▶ [WHAT YOU SHOULD DO]: In this exercise, return the whole listing exactly, excluding any images.

▶ [PROVIDED MATERIAL]:

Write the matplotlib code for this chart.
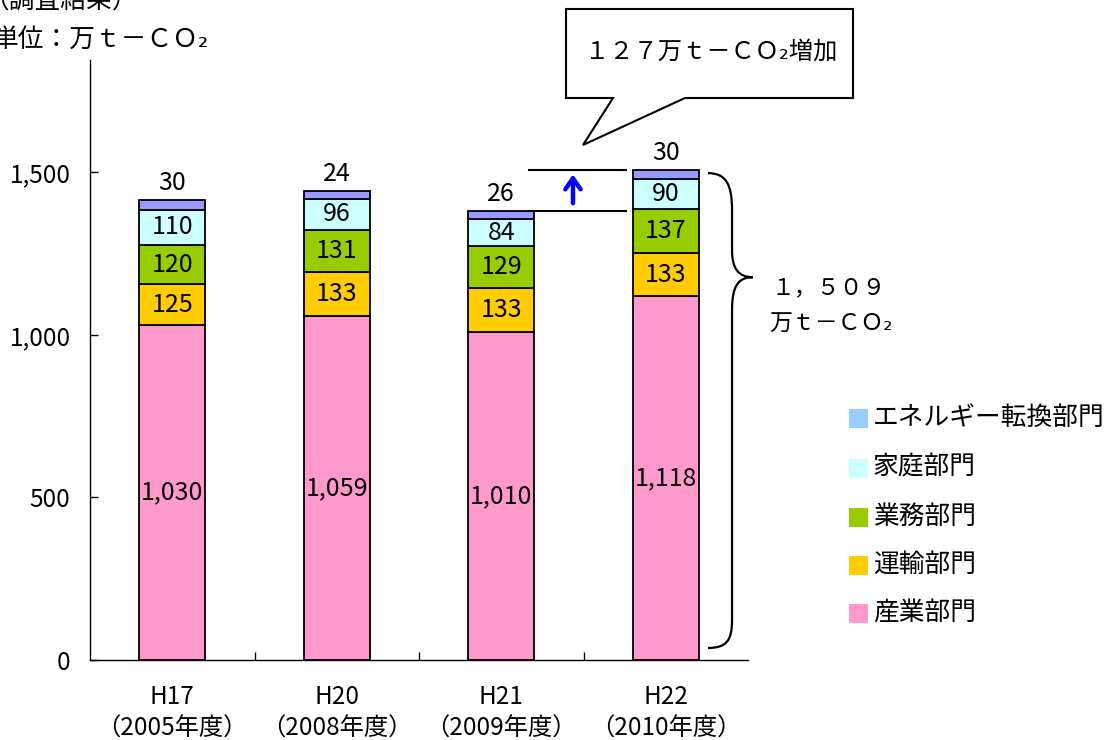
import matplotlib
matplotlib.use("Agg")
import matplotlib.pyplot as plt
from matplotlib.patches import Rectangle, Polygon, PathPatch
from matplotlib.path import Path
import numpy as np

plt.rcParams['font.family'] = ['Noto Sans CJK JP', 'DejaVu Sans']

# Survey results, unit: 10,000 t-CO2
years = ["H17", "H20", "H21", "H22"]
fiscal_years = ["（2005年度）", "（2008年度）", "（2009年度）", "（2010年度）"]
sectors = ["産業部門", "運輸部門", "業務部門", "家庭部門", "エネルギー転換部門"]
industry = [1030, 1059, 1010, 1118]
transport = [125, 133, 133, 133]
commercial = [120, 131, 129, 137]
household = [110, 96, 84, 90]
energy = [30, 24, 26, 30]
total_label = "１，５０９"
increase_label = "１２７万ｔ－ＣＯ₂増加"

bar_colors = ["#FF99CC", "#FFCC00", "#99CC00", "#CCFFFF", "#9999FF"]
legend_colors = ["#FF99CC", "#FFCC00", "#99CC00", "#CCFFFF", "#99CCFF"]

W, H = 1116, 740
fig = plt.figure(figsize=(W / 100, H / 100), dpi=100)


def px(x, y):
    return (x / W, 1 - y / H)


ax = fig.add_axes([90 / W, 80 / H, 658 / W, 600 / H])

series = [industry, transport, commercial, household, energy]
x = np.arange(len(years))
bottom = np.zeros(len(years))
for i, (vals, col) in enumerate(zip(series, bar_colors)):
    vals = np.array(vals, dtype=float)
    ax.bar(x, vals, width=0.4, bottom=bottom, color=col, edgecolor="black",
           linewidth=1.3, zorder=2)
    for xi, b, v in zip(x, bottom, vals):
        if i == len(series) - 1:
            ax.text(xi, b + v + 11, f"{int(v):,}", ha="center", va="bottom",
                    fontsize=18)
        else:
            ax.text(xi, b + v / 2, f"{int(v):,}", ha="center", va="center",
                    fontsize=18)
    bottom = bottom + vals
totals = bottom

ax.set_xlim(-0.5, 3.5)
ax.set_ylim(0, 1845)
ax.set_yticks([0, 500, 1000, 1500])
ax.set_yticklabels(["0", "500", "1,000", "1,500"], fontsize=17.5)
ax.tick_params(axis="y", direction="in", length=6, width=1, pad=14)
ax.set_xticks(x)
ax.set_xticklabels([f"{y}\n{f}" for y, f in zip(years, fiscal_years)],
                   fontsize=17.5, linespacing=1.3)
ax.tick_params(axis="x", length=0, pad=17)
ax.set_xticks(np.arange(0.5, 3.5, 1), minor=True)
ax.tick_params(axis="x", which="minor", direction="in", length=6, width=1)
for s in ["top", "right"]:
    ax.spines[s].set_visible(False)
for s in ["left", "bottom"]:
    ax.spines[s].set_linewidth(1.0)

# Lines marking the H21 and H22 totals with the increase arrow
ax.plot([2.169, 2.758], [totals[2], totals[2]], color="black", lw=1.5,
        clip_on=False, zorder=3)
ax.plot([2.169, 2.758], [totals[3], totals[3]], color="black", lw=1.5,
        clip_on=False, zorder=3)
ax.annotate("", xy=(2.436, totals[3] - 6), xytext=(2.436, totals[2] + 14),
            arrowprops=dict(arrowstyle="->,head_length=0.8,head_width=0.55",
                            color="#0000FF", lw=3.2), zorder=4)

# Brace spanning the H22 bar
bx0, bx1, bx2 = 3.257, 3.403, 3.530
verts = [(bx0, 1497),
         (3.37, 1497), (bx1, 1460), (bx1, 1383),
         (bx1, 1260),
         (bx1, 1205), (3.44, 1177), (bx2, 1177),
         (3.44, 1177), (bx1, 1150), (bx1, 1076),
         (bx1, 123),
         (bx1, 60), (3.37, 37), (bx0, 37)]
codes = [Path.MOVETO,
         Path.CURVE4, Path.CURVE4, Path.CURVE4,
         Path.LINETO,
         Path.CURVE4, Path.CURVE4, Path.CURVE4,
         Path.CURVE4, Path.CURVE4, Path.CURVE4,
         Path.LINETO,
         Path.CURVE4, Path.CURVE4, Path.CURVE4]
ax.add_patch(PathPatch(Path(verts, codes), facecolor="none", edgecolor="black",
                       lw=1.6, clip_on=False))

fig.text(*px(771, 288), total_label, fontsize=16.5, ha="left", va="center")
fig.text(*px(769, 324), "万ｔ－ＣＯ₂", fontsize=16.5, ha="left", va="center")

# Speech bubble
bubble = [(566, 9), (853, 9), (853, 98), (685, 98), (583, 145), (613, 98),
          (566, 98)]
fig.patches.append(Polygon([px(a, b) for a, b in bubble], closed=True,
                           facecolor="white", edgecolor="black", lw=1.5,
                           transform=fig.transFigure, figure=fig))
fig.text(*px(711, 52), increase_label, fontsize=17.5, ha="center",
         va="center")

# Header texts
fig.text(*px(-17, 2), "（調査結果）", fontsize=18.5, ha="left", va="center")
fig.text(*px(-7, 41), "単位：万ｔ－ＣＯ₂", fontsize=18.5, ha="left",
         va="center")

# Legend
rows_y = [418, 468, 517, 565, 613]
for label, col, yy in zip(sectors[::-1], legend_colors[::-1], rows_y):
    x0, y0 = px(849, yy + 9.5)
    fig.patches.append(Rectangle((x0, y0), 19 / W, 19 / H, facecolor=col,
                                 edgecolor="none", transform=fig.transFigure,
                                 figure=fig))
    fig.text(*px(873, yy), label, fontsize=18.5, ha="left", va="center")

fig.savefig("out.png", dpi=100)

▶ [SOLUTION BELOW]:
Write the matplotlib code for this chart.
import matplotlib
matplotlib.use("Agg")
import matplotlib.pyplot as plt
from matplotlib.patches import Rectangle, Polygon, PathPatch
from matplotlib.path import Path
import numpy as np

plt.rcParams['font.family'] = ['Noto Sans CJK JP', 'DejaVu Sans']

# Survey results, unit: 10,000 t-CO2
years = ["H17", "H20", "H21", "H22"]
fiscal_years = ["（2005年度）", "（2008年度）", "（2009年度）", "（2010年度）"]
sectors = ["産業部門", "運輸部門", "業務部門", "家庭部門", "エネルギー転換部門"]
industry = [1030, 1059, 1010, 1118]
transport = [125, 133, 133, 133]
commercial = [120, 131, 129, 137]
household = [110, 96, 84, 90]
energy = [30, 24, 26, 30]
total_label = "１，５０９"
increase_label = "１２７万ｔ－ＣＯ₂増加"

bar_colors = ["#FF99CC", "#FFCC00", "#99CC00", "#CCFFFF", "#9999FF"]
legend_colors = ["#FF99CC", "#FFCC00", "#99CC00", "#CCFFFF", "#99CCFF"]

W, H = 1116, 740
fig = plt.figure(figsize=(W / 100, H / 100), dpi=100)


def px(x, y):
    return (x / W, 1 - y / H)


ax = fig.add_axes([90 / W, 80 / H, 658 / W, 600 / H])

series = [industry, transport, commercial, household, energy]
x = np.arange(len(years))
bottom = np.zeros(len(years))
for i, (vals, col) in enumerate(zip(series, bar_colors)):
    vals = np.array(vals, dtype=float)
    ax.bar(x, vals, width=0.4, bottom=bottom, color=col, edgecolor="black",
           linewidth=1.3, zorder=2)
    for xi, b, v in zip(x, bottom, vals):
        if i == len(series) - 1:
            ax.text(xi, b + v + 11, f"{int(v):,}", ha="center", va="bottom",
                    fontsize=18)
        else:
            ax.text(xi, b + v / 2, f"{int(v):,}", ha="center", va="center",
                    fontsize=18)
    bottom = bottom + vals
totals = bottom

ax.set_xlim(-0.5, 3.5)
ax.set_ylim(0, 1845)
ax.set_yticks([0, 500, 1000, 1500])
ax.set_yticklabels(["0", "500", "1,000", "1,500"], fontsize=17.5)
ax.tick_params(axis="y", direction="in", length=6, width=1, pad=14)
ax.set_xticks(x)
ax.set_xticklabels([f"{y}\n{f}" for y, f in zip(years, fiscal_years)],
                   fontsize=17.5, linespacing=1.3)
ax.tick_params(axis="x", length=0, pad=17)
ax.set_xticks(np.arange(0.5, 3.5, 1), minor=True)
ax.tick_params(axis="x", which="minor", direction="in", length=6, width=1)
for s in ["top", "right"]:
    ax.spines[s].set_visible(False)
for s in ["left", "bottom"]:
    ax.spines[s].set_linewidth(1.0)

# Lines marking the H21 and H22 totals with the increase arrow
ax.plot([2.169, 2.758], [totals[2], totals[2]], color="black", lw=1.5,
        clip_on=False, zorder=3)
ax.plot([2.169, 2.758], [totals[3], totals[3]], color="black", lw=1.5,
        clip_on=False, zorder=3)
ax.annotate("", xy=(2.436, totals[3] - 6), xytext=(2.436, totals[2] + 14),
            arrowprops=dict(arrowstyle="->,head_length=0.8,head_width=0.55",
                            color="#0000FF", lw=3.2), zorder=4)

# Brace spanning the H22 bar
bx0, bx1, bx2 = 3.257, 3.403, 3.530
verts = [(bx0, 1497),
         (3.37, 1497), (bx1, 1460), (bx1, 1383),
         (bx1, 1260),
         (bx1, 1205), (3.44, 1177), (bx2, 1177),
         (3.44, 1177), (bx1, 1150), (bx1, 1076),
         (bx1, 123),
         (bx1, 60), (3.37, 37), (bx0, 37)]
codes = [Path.MOVETO,
         Path.CURVE4, Path.CURVE4, Path.CURVE4,
         Path.LINETO,
         Path.CURVE4, Path.CURVE4, Path.CURVE4,
         Path.CURVE4, Path.CURVE4, Path.CURVE4,
         Path.LINETO,
         Path.CURVE4, Path.CURVE4, Path.CURVE4]
ax.add_patch(PathPatch(Path(verts, codes), facecolor="none", edgecolor="black",
                       lw=1.6, clip_on=False))

fig.text(*px(771, 288), total_label, fontsize=16.5, ha="left", va="center")
fig.text(*px(769, 324), "万ｔ－ＣＯ₂", fontsize=16.5, ha="left", va="center")

# Speech bubble
bubble = [(566, 9), (853, 9), (853, 98), (685, 98), (583, 145), (613, 98),
          (566, 98)]
fig.patches.append(Polygon([px(a, b) for a, b in bubble], closed=True,
                           facecolor="white", edgecolor="black", lw=1.5,
                           transform=fig.transFigure, figure=fig))
fig.text(*px(711, 52), increase_label, fontsize=17.5, ha="center",
         va="center")

# Header texts
fig.text(*px(-17, 2), "（調査結果）", fontsize=18.5, ha="left", va="center")
fig.text(*px(-7, 41), "単位：万ｔ－ＣＯ₂", fontsize=18.5, ha="left",
         va="center")

# Legend
rows_y = [418, 468, 517, 565, 613]
for label, col, yy in zip(sectors[::-1], legend_colors[::-1], rows_y):
    x0, y0 = px(849, yy + 9.5)
    fig.patches.append(Rectangle((x0, y0), 19 / W, 19 / H, facecolor=col,
                                 edgecolor="none", transform=fig.transFigure,
                                 figure=fig))
    fig.text(*px(873, yy), label, fontsize=18.5, ha="left", va="center")

fig.savefig("out.png", dpi=100)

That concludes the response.